Task details: Restate the listing that follows word for word, without its pictures.

────────────────

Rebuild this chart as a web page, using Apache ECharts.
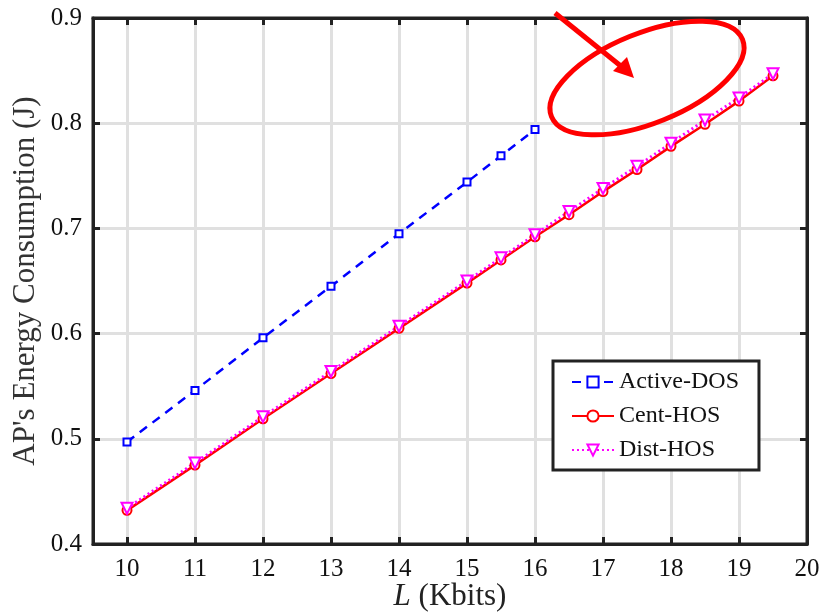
<!DOCTYPE html>
<html>
<head>
<meta charset="utf-8">
<script src="https://cdn.jsdelivr.net/npm/echarts@6/dist/echarts.min.js"></script>
<style>
  html, body { margin: 0; padding: 0; background: #fff; }
  #chart { width: 822px; height: 613px; }
</style>
</head>
<body>
<div id="chart"></div>
<script>
// data
const xTicks = [10, 11, 12, 13, 14, 15, 16, 17, 18, 19, 20];
const activeX = [10, 11, 12, 13, 14, 15, 15.5, 16];
const activeY = [0.497, 0.546, 0.596, 0.645, 0.695, 0.744, 0.769, 0.794];
const hosX = [10, 11, 12, 13, 14, 15, 15.5, 16, 16.5, 17, 17.5, 18, 18.5, 19, 19.5];
const centY = [0.432, 0.475, 0.519, 0.562, 0.605, 0.648, 0.670, 0.692, 0.713, 0.735, 0.756, 0.778, 0.799, 0.821, 0.845];
const distY = [0.434, 0.477, 0.521, 0.564, 0.607, 0.650, 0.672, 0.694, 0.716, 0.738, 0.759, 0.781, 0.803, 0.824, 0.847];

const pairs = (xs, ys) => xs.map((x, i) => [x, ys[i]]);

const font = "Liberation Serif";
const axisDark = "#222";
const gridGray = "#e0e0e0";

const chart = echarts.init(document.getElementById("chart"));

const tickStyle = { inside: true, length: 7, lineStyle: { color: axisDark, width: 3 } };

chart.setOption({
  animation: false,
  backgroundColor: "#fff",
  grid: {
    left: 93, right: 15, top: 18, bottom: 69,
    outerBoundsMode: "none", containLabel: false,
    show: true, borderColor: axisDark, borderWidth: 3
  },
  legend: {
    left: 553,
    top: 361,
    orient: "vertical",
    backgroundColor: "#fff",
    borderColor: axisDark,
    borderWidth: 3,
    borderRadius: 0,
    padding: [9, 20, 8, 18],
    itemGap: 10,
    itemWidth: 42,
    itemHeight: 14,
    textStyle: { fontFamily: font, fontSize: 24, color: "#111" },
    data: ["Active-DOS", "Cent-HOS", "Dist-HOS"]
  },
  xAxis: [
    {
      type: "value",
      min: 9.5,
      max: 20,
      name: "{i|L} (Kbits)",
      nameLocation: "middle",
      nameGap: 37,
      nameMoveOverlap: false,
      nameTextStyle: {
        fontFamily: font, fontSize: 31, color: "#222",
        rich: { i: { fontFamily: font, fontStyle: "italic", fontSize: 31, color: "#222" } }
      },
      axisLine: { show: true, lineStyle: { color: axisDark, width: 3 } },
      axisTick: Object.assign({ customValues: xTicks }, tickStyle),
      axisLabel: { customValues: xTicks, fontFamily: font, fontSize: 25, color: "#111", margin: 13 },
      splitLine: { show: true, lineStyle: { color: gridGray, width: 3 } }
    },
    {
      type: "value",
      position: "top",
      min: 9.5,
      max: 20,
      axisLine: { show: true, lineStyle: { color: axisDark, width: 3 } },
      axisTick: Object.assign({ customValues: xTicks }, tickStyle),
      axisLabel: { show: false },
      splitLine: { show: false }
    }
  ],
  yAxis: [
    {
      type: "value",
      min: 0.4,
      max: 0.9,
      interval: 0.1,
      name: "AP's Energy Consumption (J)",
      nameLocation: "middle",
      nameGap: 52,
      nameMoveOverlap: false,
      nameTextStyle: { fontFamily: font, fontSize: 31, color: "#333" },
      axisLine: { show: true, lineStyle: { color: axisDark, width: 3 } },
      axisTick: tickStyle,
      axisLabel: { fontFamily: font, fontSize: 25, color: "#111", margin: 11, formatter: v => v.toFixed(1) },
      splitLine: { show: true, lineStyle: { color: gridGray, width: 3 } }
    },
    {
      type: "value",
      position: "right",
      min: 0.4,
      max: 0.9,
      interval: 0.1,
      axisLine: { show: true, lineStyle: { color: axisDark, width: 3 } },
      axisTick: tickStyle,
      axisLabel: { show: false },
      splitLine: { show: false }
    }
  ],
  series: [
    {
      name: "Active-DOS",
      type: "line",
      data: pairs(activeX, activeY),
      symbol: "emptyRect",
      symbolSize: 7,
      color: "#0000ff",
      lineStyle: { color: "#0000ff", width: 2.5, type: [9, 7] },
      itemStyle: { color: "#0000ff", borderColor: "#0000ff", borderWidth: 3.5 }
    },
    {
      name: "Cent-HOS",
      type: "line",
      data: pairs(hosX, centY),
      symbol: "emptyCircle",
      symbolSize: 9,
      color: "#ff0000",
      lineStyle: { color: "#ff0000", width: 2.5 },
      itemStyle: { color: "#ff0000", borderColor: "#ff0000", borderWidth: 2.5 }
    },
    {
      name: "Dist-HOS",
      type: "line",
      data: pairs(hosX, distY),
      symbol: "emptyTriangle",
      symbolRotate: 180,
      symbolSize: 11,
      color: "#ff00ff",
      lineStyle: { color: "#ff00ff", width: 3, type: [2, 3] },
      itemStyle: { color: "#ff00ff", borderColor: "#ff00ff", borderWidth: 2.5 }
    }
  ],
  graphic: [
    {
      type: "ellipse",
      shape: { cx: 0, cy: 0, rx: 103, ry: 45 },
      x: 647, y: 78,
      rotation: 22 * Math.PI / 180,
      style: { fill: "none", stroke: "#ff0000", lineWidth: 5 },
      z: 100
    },
    {
      type: "line",
      shape: { x1: 555, y1: 13, x2: 622, y2: 67 },
      style: { stroke: "#ff0000", lineWidth: 5 },
      z: 100
    },
    {
      type: "polygon",
      shape: { points: [[634, 78], [613, 71], [627, 57]] },
      style: { fill: "#ff0000" },
      z: 100
    }
  ]
});
</script>
</body>
</html>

────────────────

Reply to the exercise:
Rebuild this chart as a web page, using Apache ECharts.
<!DOCTYPE html>
<html>
<head>
<meta charset="utf-8">
<script src="https://cdn.jsdelivr.net/npm/echarts@6/dist/echarts.min.js"></script>
<style>
  html, body { margin: 0; padding: 0; background: #fff; }
  #chart { width: 822px; height: 613px; }
</style>
</head>
<body>
<div id="chart"></div>
<script>
// data
const xTicks = [10, 11, 12, 13, 14, 15, 16, 17, 18, 19, 20];
const activeX = [10, 11, 12, 13, 14, 15, 15.5, 16];
const activeY = [0.497, 0.546, 0.596, 0.645, 0.695, 0.744, 0.769, 0.794];
const hosX = [10, 11, 12, 13, 14, 15, 15.5, 16, 16.5, 17, 17.5, 18, 18.5, 19, 19.5];
const centY = [0.432, 0.475, 0.519, 0.562, 0.605, 0.648, 0.670, 0.692, 0.713, 0.735, 0.756, 0.778, 0.799, 0.821, 0.845];
const distY = [0.434, 0.477, 0.521, 0.564, 0.607, 0.650, 0.672, 0.694, 0.716, 0.738, 0.759, 0.781, 0.803, 0.824, 0.847];

const pairs = (xs, ys) => xs.map((x, i) => [x, ys[i]]);

const font = "Liberation Serif";
const axisDark = "#222";
const gridGray = "#e0e0e0";

const chart = echarts.init(document.getElementById("chart"));

const tickStyle = { inside: true, length: 7, lineStyle: { color: axisDark, width: 3 } };

chart.setOption({
  animation: false,
  backgroundColor: "#fff",
  grid: {
    left: 93, right: 15, top: 18, bottom: 69,
    outerBoundsMode: "none", containLabel: false,
    show: true, borderColor: axisDark, borderWidth: 3
  },
  legend: {
    left: 553,
    top: 361,
    orient: "vertical",
    backgroundColor: "#fff",
    borderColor: axisDark,
    borderWidth: 3,
    borderRadius: 0,
    padding: [9, 20, 8, 18],
    itemGap: 10,
    itemWidth: 42,
    itemHeight: 14,
    textStyle: { fontFamily: font, fontSize: 24, color: "#111" },
    data: ["Active-DOS", "Cent-HOS", "Dist-HOS"]
  },
  xAxis: [
    {
      type: "value",
      min: 9.5,
      max: 20,
      name: "{i|L} (Kbits)",
      nameLocation: "middle",
      nameGap: 37,
      nameMoveOverlap: false,
      nameTextStyle: {
        fontFamily: font, fontSize: 31, color: "#222",
        rich: { i: { fontFamily: font, fontStyle: "italic", fontSize: 31, color: "#222" } }
      },
      axisLine: { show: true, lineStyle: { color: axisDark, width: 3 } },
      axisTick: Object.assign({ customValues: xTicks }, tickStyle),
      axisLabel: { customValues: xTicks, fontFamily: font, fontSize: 25, color: "#111", margin: 13 },
      splitLine: { show: true, lineStyle: { color: gridGray, width: 3 } }
    },
    {
      type: "value",
      position: "top",
      min: 9.5,
      max: 20,
      axisLine: { show: true, lineStyle: { color: axisDark, width: 3 } },
      axisTick: Object.assign({ customValues: xTicks }, tickStyle),
      axisLabel: { show: false },
      splitLine: { show: false }
    }
  ],
  yAxis: [
    {
      type: "value",
      min: 0.4,
      max: 0.9,
      interval: 0.1,
      name: "AP's Energy Consumption (J)",
      nameLocation: "middle",
      nameGap: 52,
      nameMoveOverlap: false,
      nameTextStyle: { fontFamily: font, fontSize: 31, color: "#333" },
      axisLine: { show: true, lineStyle: { color: axisDark, width: 3 } },
      axisTick: tickStyle,
      axisLabel: { fontFamily: font, fontSize: 25, color: "#111", margin: 11, formatter: v => v.toFixed(1) },
      splitLine: { show: true, lineStyle: { color: gridGray, width: 3 } }
    },
    {
      type: "value",
      position: "right",
      min: 0.4,
      max: 0.9,
      interval: 0.1,
      axisLine: { show: true, lineStyle: { color: axisDark, width: 3 } },
      axisTick: tickStyle,
      axisLabel: { show: false },
      splitLine: { show: false }
    }
  ],
  series: [
    {
      name: "Active-DOS",
      type: "line",
      data: pairs(activeX, activeY),
      symbol: "emptyRect",
      symbolSize: 7,
      color: "#0000ff",
      lineStyle: { color: "#0000ff", width: 2.5, type: [9, 7] },
      itemStyle: { color: "#0000ff", borderColor: "#0000ff", borderWidth: 3.5 }
    },
    {
      name: "Cent-HOS",
      type: "line",
      data: pairs(hosX, centY),
      symbol: "emptyCircle",
      symbolSize: 9,
      color: "#ff0000",
      lineStyle: { color: "#ff0000", width: 2.5 },
      itemStyle: { color: "#ff0000", borderColor: "#ff0000", borderWidth: 2.5 }
    },
    {
      name: "Dist-HOS",
      type: "line",
      data: pairs(hosX, distY),
      symbol: "emptyTriangle",
      symbolRotate: 180,
      symbolSize: 11,
      color: "#ff00ff",
      lineStyle: { color: "#ff00ff", width: 3, type: [2, 3] },
      itemStyle: { color: "#ff00ff", borderColor: "#ff00ff", borderWidth: 2.5 }
    }
  ],
  graphic: [
    {
      type: "ellipse",
      shape: { cx: 0, cy: 0, rx: 103, ry: 45 },
      x: 647, y: 78,
      rotation: 22 * Math.PI / 180,
      style: { fill: "none", stroke: "#ff0000", lineWidth: 5 },
      z: 100
    },
    {
      type: "line",
      shape: { x1: 555, y1: 13, x2: 622, y2: 67 },
      style: { stroke: "#ff0000", lineWidth: 5 },
      z: 100
    },
    {
      type: "polygon",
      shape: { points: [[634, 78], [613, 71], [627, 57]] },
      style: { fill: "#ff0000" },
      z: 100
    }
  ]
});
</script>
</body>
</html>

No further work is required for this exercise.